Email marketing is changing.
If you are a coach, a consultant, or an online course creator and you do not have an email list yet, let me tell you – you are leaving so much money on the table. It is so important for every business owner to have an email list. Quite honestly, your email list is one of the only marketing platforms that you can actually control to connect with your audience.
I know I say it all the time – your email list is how you as a business owner connect with your ideal clients and your audience on a regular basis without the constriction and control of social media. Even in this day and age, the email list remains the cornerstone of every successful virtual business.
No matter what new trick, trend, or app is out there – your email list is still going to be the most important piece of your business. And, when you use email marketing well, it can be a huge revenue source!
I am a bit of a geek when it comes to marketing trends. All marketing trends.
Late last year, the iOS 15 update was released. This update was designed to protect your privacy in your inbox. In the past, business owners could track the success of their email campaigns based on open rates. They could monitor and track whether or not someone opened an email. With the iOS 15 update, Apple took that data and scrambled it.
As business owners, what we’ve now learned is that we can no longer rely on having an accurate open rate. This is affecting other things, like our deliverability.
Without getting too terribly technical… most email providers will track your URL when you send an email.

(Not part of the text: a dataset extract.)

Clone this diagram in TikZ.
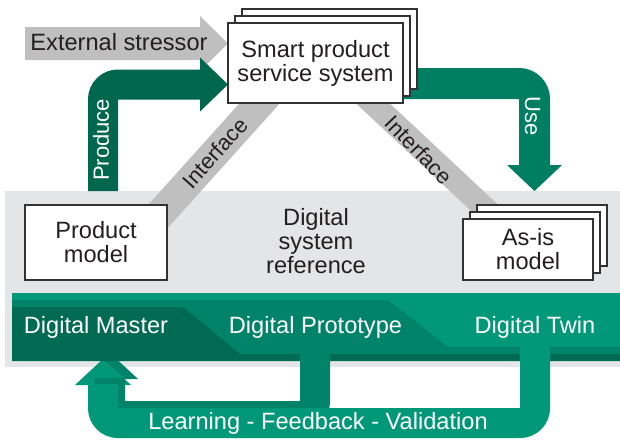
\documentclass[tikz,border=0pt]{standalone}
\usepackage{fontspec}
\setmainfont{Liberation Sans}
\definecolor{arrgray}{RGB}{191,191,191}
\definecolor{bandgray}{RGB}{228,229,230}
\definecolor{gProduce}{RGB}{0,103,79}
\definecolor{gUse}{RGB}{0,126,97}
\definecolor{gMaster}{RGB}{0,107,82}
\definecolor{gProto}{RGB}{0,131,104}
\definecolor{gTwin}{RGB}{0,152,121}
\definecolor{txt}{RGB}{35,31,32}
\definecolor{boxline}{RGB}{50,50,50}
\newcommand\bigf{\fontsize{23.6}{24}\selectfont}
\newcommand\smf{\fontsize{22}{24}\selectfont}
\begin{document}
\begin{tikzpicture}[x=1pt,y=-1pt,
  box/.style={draw=boxline, fill=white, line width=1.1pt},
  boxnode/.style={box, inner sep=0pt, align=center, text=txt, font=\bigf},
  wlabel/.style={text=white, inner sep=0pt, font=\bigf},
  rlabel/.style={inner sep=0pt, font=\smf},
  bar/.style={line width=30pt, rounded corners=15pt}]
\useasboundingbox (0,0) rectangle (620,442);
% light gray digital system reference band
\fill[bandgray] (5,191) rectangle (620,367);
% interface bands
\coordinate (ifLa) at (127.7,250);
\coordinate (ifLb) at (289.7,70);
\coordinate (ifRa) at (337.1,70);
\coordinate (ifRb) at (513.7,235);
\draw[arrgray, line width=30pt] (ifLa) -- (ifLb);
\draw[arrgray, line width=23pt] (ifRa) -- (ifRb);
% external stressor arrow
\fill[arrgray] (25,27) -- (200,27) -- (200,16) -- (228,43.5) -- (200,71) -- (200,60) -- (25,60) -- cycle;
\node[rlabel, font=\bigf, text=txt] (ext) at (119,42.5) {External stressor};
% produce arrow
\coordinate (prA) at (103,191);
\coordinate (prB) at (103,84.5);
\coordinate (prC) at (201,84.5);
\draw[gProduce, bar] (prA) -- (prB) -- (prC);
\fill[gProduce] (200,57.5) -- (228,84.5) -- (200,111.5) -- cycle;
\node[rlabel, text=white, rotate=90] (produce) at (101,140) {Produce};
% use arrow
\coordinate (usA) at (395,83.5);
\coordinate (usB) at (534.5,83.5);
\coordinate (usC) at (534.5,166);
\draw[gUse, line width=31pt, rounded corners=15.5pt] (usA) -- (usB) -- (usC);
\fill[gUse] (507,165) -- (562,165) -- (534.5,191) -- cycle;
\node[rlabel, text=white, rotate=-90] (use) at (532.5,116) {Use};
% smart product service system
\draw[box] (242,9) rectangle (417,89);
\draw[box] (235,16) rectangle (410,96);
\node[boxnode, minimum width=175pt, minimum height=80pt] (sps) at (315.5,63) {Smart product\\service system};
% product model
\node[boxnode, minimum width=142pt, minimum height=75pt] (pm) at (96,242.5) {Product\\model};
% as-is model
\draw[box] (477,205) rectangle (607,266);
\draw[box] (470,212) rectangle (600,273);
\node[boxnode, minimum width=130pt, minimum height=61pt] (asis) at (528,249.5) {As-is\\model};
% digital system reference
\node[align=center, text=txt, font=\bigf, inner sep=0pt] (dsr) at (316,241) {Digital\\system\\reference};
% interface labels
\node[rlabel, text=txt, rotate=48] (ifL) at (215,153) {Interface};
\node[rlabel, text=txt, rotate=-46] (ifR) at (419,150) {Interface};
% feedback arrow heads (under the band)
\fill[gProto] (82,379) -- (110,353) -- (138,379) -- cycle;
\fill[gTwin] (75,385) -- (103,359) -- (131,385) -- cycle;
% green band
\fill[gTwin] (12,293) rectangle (620,347);
\fill[gProto] (12,300) -- (388,300) -- (448,347) -- (620,347) -- (620,354) -- (12,354) -- cycle;
\fill[gMaster] (12,307) -- (183,307) -- (240,354) -- (620,354) -- (620,361) -- (12,361) -- cycle;
\node[wlabel] (dm) at (96,327) {Digital Master};
\node[wlabel] (dp) at (315.5,327) {Digital Prototype};
\node[wlabel] (dt) at (535,327) {Digital Twin};
% feedback loops
\coordinate (fpA) at (315,347);
\coordinate (fpB) at (315,416);
\coordinate (fpC) at (110,416);
\coordinate (fpD) at (110,378);
\draw[gProto, bar] (fpA) -- (fpB) -- (fpC) -- (fpD);
\coordinate (ftA) at (535,347);
\coordinate (ftB) at (535,423);
\coordinate (ftC) at (103,423);
\coordinate (ftD) at (103,384);
\draw[gTwin, bar] (ftA) -- (ftB) -- (ftC) -- (ftD);
\node[wlabel] (lfv) at (318,423) {Learning - Feedback - Validation};
\end{tikzpicture}
\end{document}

Then, they rate how good your URL is and how much it connects with your audience, based on the engagement from that audience. In the past, if you sent an email and you had an open rate from 20-30%, Google would say. “Check! This is a good email provider, we’ll make sure their emails end up in the inbox!”
Now, all of that information is scrambled and Google is no longer able to track that open rate. Instead, they are now looking at other ways that your audience is engaging with your emails.
So, what does that mean? The whole goal of marketing in general is engagement with your audience. If you can no longer track your email opens, it is far more difficult to see who on your list is engaging with your content.
2 things you can look at to check your list health.
1. Clicks
The easiest thing to track is your clicks. If you’re sending emails, my suggestion is that you add a call to action that asks your audience to click a link inside your email.
For instance, if you’re sending a video make sure that you are asking them to click on the video to view it on your site. Or, if you’re sending a blog post, send a small portion with a button or link that asks them to click to continue reading.
This will begin to tell Google and email service providers that your emails have valuable content and they will continue to deliver them to inboxes instead of spam folders.
This will help tremendously to get your message in front of the right person at the right time.
2. Content
Make sure that the content you are sending in your emails is interesting, relevant, and valuable to them. If it is not something that they are going to connect with and thus click on, it will tank your deliverability.
Keeping a healthy email list is important
Here’s why… if you’re sending an email to 1000 people and of those 1000 people, only two people open it, you have a rate of less than 1% engagement. This tells Google and your email service provider that those 1000 people just are not interested in you. This will drastically affect your deliverability. Your emails will end up dumped into promotion and spam folders.
This is why you want to keep your email list as healthy as possible by moving people who are uninterested in what you have to say off of your email list. Do this either once a month or once a quarter. If you don’t do this, it will affect how your emails are delivered.
Just keep in mind that the health of your email list is incredibly important. Having an engaged audience will keep your click rates high and ensure your emails end up in the inbox every time, which is ultimately what we want in this changing landscape of email marketing.